New York Fed Asked Deutsche Bank To Clean Up US Operations: Report

International Business Times

Published Jul 23, 2014 05:34AM ET

Updated Jul 23, 2014 05:45AM ET

New York Fed Asked Deutsche Bank To Clean Up US Operations: Report

By Avaneesh Pandey - The Federal Reserve Bank of New York found several deficiencies in the way German lender Deutsche Bank's (NYSE:DB) U.S. unit was reporting its financial data, which, according to a Wall Street Journal report Tuesday, the company had known for years but failed to act upon.

In a letter written to the bank on Dec. 11, 2013, and cited by the Journal, the New York Fed stated that regulatory reports provided by the bank’s U.S. divisions were of “low quality, inaccurate and unreliable,” adding that despite the “size and breadth” of the errors and the Fed's instruction to overhaul the firm’s entire U.S. regulatory reporting structure, “no progress was made in remediating prior supervisory concerns.”

The letter said that the banking giant's regulatory reporting process in the U.S. was fragmented, and suffered from weak and inadequate internal controls. The Fed also added that the shortcomings in the bank, which were the result of a “systemic breakdown,” were further compounded by a lack of adequate auditing and oversight, and “longstanding weaknesses” in the firm’s information-technology infrastructure. 
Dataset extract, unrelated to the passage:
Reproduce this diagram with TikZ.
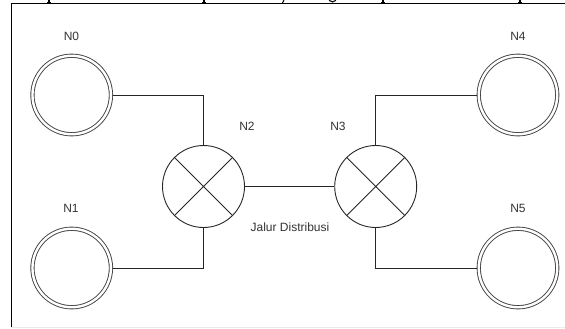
\documentclass[tikz,border=0pt]{standalone}
\usepackage{fontspec}
\setmainfont{Liberation Sans}
\begin{document}
\begin{tikzpicture}[x=1pt,y=-1pt,
  endnode/.style={circle,draw=black!75,line width=0.9pt,double=white,double distance=2.4pt,minimum size=78.5pt,inner sep=0pt,outer sep=1.75pt},
  hubnode/.style={circle,draw=black!85,line width=0.9pt,minimum size=82pt,inner sep=0pt,
    path picture={\draw[line width=0.9pt,black!85] (path picture bounding box.north west) -- (path picture bounding box.south east)
      (path picture bounding box.north east) -- (path picture bounding box.south west);}},
  lbl/.style={font=\fontsize{12}{14}\selectfont,text=black!80,inner sep=0pt},
  wire/.style={line width=0.9pt,black!85},
  frag/.style={line width=1.1pt,black}]
\useasboundingbox (0,0) rectangle (565,329);
% frame
\draw[line width=1pt] (11,3.5) -- (565,3.5);
\draw[line width=1pt] (11,3.5) -- (11,327);
\draw[black!8,line width=1pt] (11,327.5) -- (565,327.5);
% cut-off glyph descenders above the frame
\draw[frag] (49,0) -- (49,3) (47,3) -- (51,3);
\draw[frag] (204,0) -- (204,3) (202,3) -- (206,3);
\draw[frag] (284,0) -- (282.5,3);
\draw[frag] (329,0.3) .. controls (331,2.5) and (334,2.5) .. (336,0.3);
\draw[frag] (383,0) -- (383,3) (381,3) -- (385,3);
\draw[frag] (520,0) -- (520,3) (518,3) -- (522,3);
% nodes
\node[endnode] (N0) at (71.7,95) {};
\node[endnode] (N1) at (71.7,268) {};
\node[endnode] (N4) at (518,95) {};
\node[endnode] (N5) at (518,268) {};
\node[hubnode] (N2) at (203.5,186.5) {};
\node[hubnode] (N3) at (375.7,186.5) {};
% labels
\node[lbl] (l0) at (71.5,36) {N0};
\node[lbl] (l1) at (71,208) {N1};
\node[lbl] (l4) at (518,36) {N4};
\node[lbl] (l5) at (518,208) {N5};
\node[lbl] (l2) at (247,126) {N2};
\node[lbl] (l3) at (338,126) {N3};
\node[lbl] (lj) at (290,227) {Jalur Distribusi};
% connectors
\draw[wire] (N0.east) -| (N2.north);
\draw[wire] (N1.east) -| (N2.south);
\draw[wire] (N2.east) -- (N3.west);
\draw[wire] (N4.west) -| (N3.north);
\draw[wire] (N5.west) -| (N3.south);
\end{tikzpicture}
\end{document}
The New York Fed, which has regulatory powers over banks in the U.S. and can restrict their activities, stated in the letter that, since 2002, when it first voiced its concerns over Deutsche Bank’s regulatory reporting framework, “the firm failed to produce sustainable solutions to addressing the weakness in the regulatory reporting process or to improve the quality of data.”

According to the Journal, even before the letter was written in December, Fed officials had described the bank's reporting as “the worst among its peers.”